Kementerian Perlindungan Pekerja Migran Indonesia (P2MI) mengungkapkan kekhawatiran mendalam terkait nasib ratusan ribu pekerja migran ilegal yang berada di Arab Saudi. Menteri P2MI, Abdul Kadir Karding, menyampaikan bahwa sekitar 183 ribu pekerja migran ilegal di Arab Saudi sangat rentan terhadap berbagai risiko karena tidak terdata dan tidak mendapatkan perlindungan yang memadai dari negara.

Hal ini disampaikan dalam rapat bersama Komisi IX DPR RI di Jakarta. Karding menjelaskan bahwa setiap tahun, sekitar 25 ribu pekerja migran non-prosedural atau ilegal terus berangkat ke luar negeri. Mereka tidak terdata dalam Sistem Komputerisasi Pelindungan Pekerja Migran Indonesia (Sisko P2MI), sehingga sangat riskan terhadap perlindungan hukum dan sosial.

Padahal, pemerintah telah memberlakukan moratorium terhadap pengiriman pekerja migran ilegal. Bahkan, Menteri Karding beserta jajarannya telah melakukan kunjungan ke Arab Saudi untuk meninjau langsung kondisi para pekerja migran di sana. Hasilnya, ditemukan bahwa total pekerja migran Indonesia yang berada di Riyadh mencapai 183 ribu orang dan berpotensi tidak terlindungi.

Selain membahas situasi di Arab Saudi, rapat tersebut juga menyoroti penanganan pekerja migran Indonesia di Kamboja, Myanmar, dan Laos. Myanmar tercatat sebagai negara dengan jumlah pemulangan pekerja migran ilegal tertinggi. Pada tahun 2025, tercatat 698 orang pekerja migran Indonesia yang dipulangkan dari Myanmar, meningkat signifikan dibandingkan tahun 2024 yang hanya 26 orang. Sementara itu, pemulangan dari Kamboja mengalami penurunan dari 391 orang (2024) menjadi 82 orang (2025), dan Laos dari 16 orang (2024) menjadi 22 orang (2025).

Secara keseluruhan, terdapat 1.235 pekerja migran Indonesia yang telah dipulangkan dari ketiga negara tersebut pada periode 2024-2025. Kementerian P2MI juga berhasil mencegah keberangkatan 7.701 calon pekerja migran ilegal, dimana sebagian kecil di antaranya (6%) memiliki tujuan Kamboja, Myanmar, dan Laos.

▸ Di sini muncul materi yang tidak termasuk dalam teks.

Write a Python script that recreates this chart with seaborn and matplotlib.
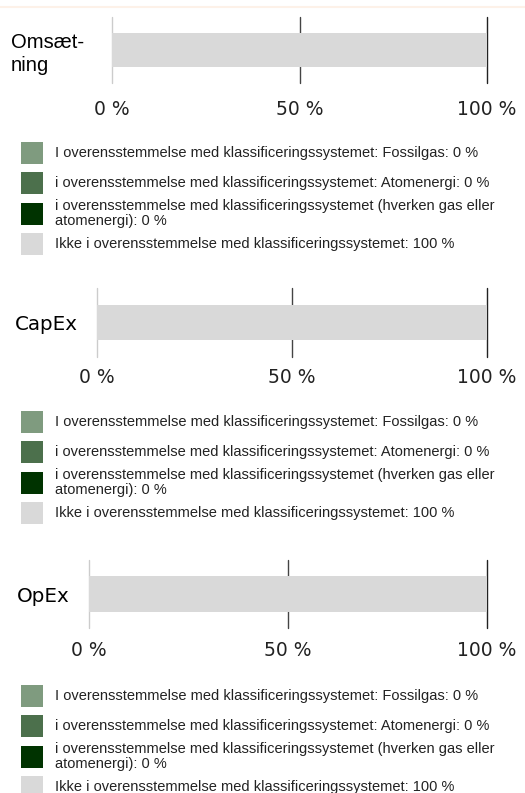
import matplotlib
matplotlib.use('Agg')
import matplotlib.pyplot as plt
import seaborn as sns
import pandas as pd
from matplotlib.patches import Rectangle
from matplotlib.lines import Line2D

# ---------- data ----------
kpis = ['Omsætning', 'CapEx', 'OpEx']
kpi_labels = ['Omsæt-\nning', 'CapEx', 'OpEx']
segments = [
    'I overensstemmelse med klassificeringssystemet: Fossilgas',
    'i overensstemmelse med klassificeringssystemet: Atomenergi',
    'i overensstemmelse med klassificeringssystemet (hverken gas eller\natomenergi)',
    'Ikke i overensstemmelse med klassificeringssystemet',
]
fossilgas = [0, 0, 0]
atomenergi = [0, 0, 0]
neither = [0, 0, 0]
not_aligned = [100, 100, 100]
colors = ['#7f9b7f', '#4c704c', '#003300', '#d9d9d9']
xticks = [0, 50, 100]
xtick_labels = ['0 %', '50 %', '100 %']

W, H = 525, 793
sns.set_theme(style='white')
plt.rcParams['font.family'] = ['DejaVu Sans']
fig = plt.figure(figsize=(W / 100, H / 100), dpi=100)


def px_axes(x0, y0, x1, y1):
    return fig.add_axes([x0 / W, 1 - y1 / H, (x1 - x0) / W, (y1 - y0) / H])


# layout per panel: axes box (px), bar width, tick pad, label pad, label font, legend top
panels = [
    dict(box=(112, 17, 487, 83), width=0.53, pad=12, lpad=20, lfont='Liberation Sans', lsize=14.6, leg=142),
    dict(box=(97, 288, 487, 357), width=0.51, pad=8, lpad=14, lfont='DejaVu Sans', lsize=14.3, leg=411),
    dict(box=(89, 560, 487, 628), width=0.515, pad=9.5, lpad=14, lfont='DejaVu Sans', lsize=14.3, leg=685),
]

overlay = fig.add_axes([0, 0, 1, 1])
overlay.set_xlim(0, W)
overlay.set_ylim(H, 0)
overlay.axis('off')

for i, p in enumerate(panels):
    ax = px_axes(*p['box'])
    vals = [fossilgas[i], atomenergi[i], neither[i], not_aligned[i]]
    cum = pd.Series(vals).cumsum().tolist()
    # stacked bar: draw cumulative totals from the largest down
    for k in reversed(range(4)):
        df = pd.DataFrame({'kpi': [kpi_labels[i]], 'value': [cum[k]]})
        sns.barplot(data=df, x='value', y='kpi', color=colors[k], orient='h',
                    width=p['width'], saturation=1, linewidth=0, ax=ax, zorder=2)
    ax.set_xlim(0, 100)
    ax.set_ylim(0.5, -0.5)
    ax.set_xlabel('')
    ax.set_ylabel('')
    ax.set_xticks(xticks)
    ax.set_xticklabels(xtick_labels, fontsize=13.5, color='#222222')
    ax.tick_params(axis='x', length=0, pad=p['pad'])
    ax.tick_params(axis='y', length=0, pad=p['lpad'])
    for t in ax.get_yticklabels():
        t.set_fontfamily(p['lfont'])
        t.set_fontsize(p['lsize'])
        t.set_multialignment('left')
        t.set_linespacing(1.25)
        t.set_color('#000000')
    for s in ax.spines.values():
        s.set_visible(False)
    ax.grid(True, axis='x')
    ax.set_axisbelow(True)
    for g, c in zip(ax.get_xgridlines(), ['#cccccc', '#444444', '#222222']):
        g.set_color(c)
        g.set_linewidth(1)
        g.set_clip_on(False)

    # legend
    top = p['leg']
    for k in range(4):
        y = top + k * 30.3
        overlay.add_patch(Rectangle((21, y), 22, 22, color=colors[k], lw=0))
        overlay.text(55, y + 11, f'{segments[k]}: {vals[k]} %', fontsize=10.5,
                     family='Liberation Sans', color='#222222',
                     va='center', ha='left', linespacing=1.05)

fig.add_artist(Line2D([0, 1], [1 - 6.5 / H] * 2, transform=fig.transFigure,
                      color='#fdf1e8', lw=1.5))

fig.savefig('out.png', dpi=100)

Modus operandi yang digunakan oleh sindikat Tindak Pidana Perdagangan Orang (TPPO) semakin beragam, termasuk:

  • Menempatkan petugas di daerah rekrutmen.
  • Menyebarkan iklan lowongan kerja palsu di media sosial.
  • Merekrut calon pekerja migran tanpa melalui perusahaan resmi.
  • Menampung calon pekerja migran ilegal.
  • Memberikan pelatihan kerja yang tidak sesuai dengan standar.
  • Menggunakan visa wisata dan tiket pulang pergi palsu untuk mengelabui petugas.
  • Mengikat korban dengan kontrak kerja berbahasa asing.
  • Memberangkatkan pekerja migran dalam kelompok kecil.
  • Menggunakan rute tidak langsung ke negara tujuan.

Kementerian P2MI telah melakukan evaluasi terhadap penanganan TPPO dan menekankan pentingnya pemetaan korban dan pelaku untuk sosialisasi dan penindakan yang lebih efektif. Selain itu, penempatan petugas perlindungan di Kedutaan Besar Republik Indonesia (KBRI) juga dianggap krusial untuk mempercepat layanan pengaduan.

Sebagai bentuk tindakan tegas, Kementerian P2MI telah membekukan sementara izin operasional tiga Perusahaan Penempatan Pekerja Migran Indonesia (P3MI) yang terbukti melanggar aturan. Tindakan ini diharapkan dapat memberikan efek jera bagi P3MI nakal dan melindungi para pekerja migran dari praktik-praktik ilegal. Selain itu, dibentuk pula tim respons cepat untuk mencegah pemberangkatan ilegal dan melakukan patroli siber untuk menindak konten rekrutmen ilegal di internet, dimana 75 konten telah berhasil diturunkan (take down).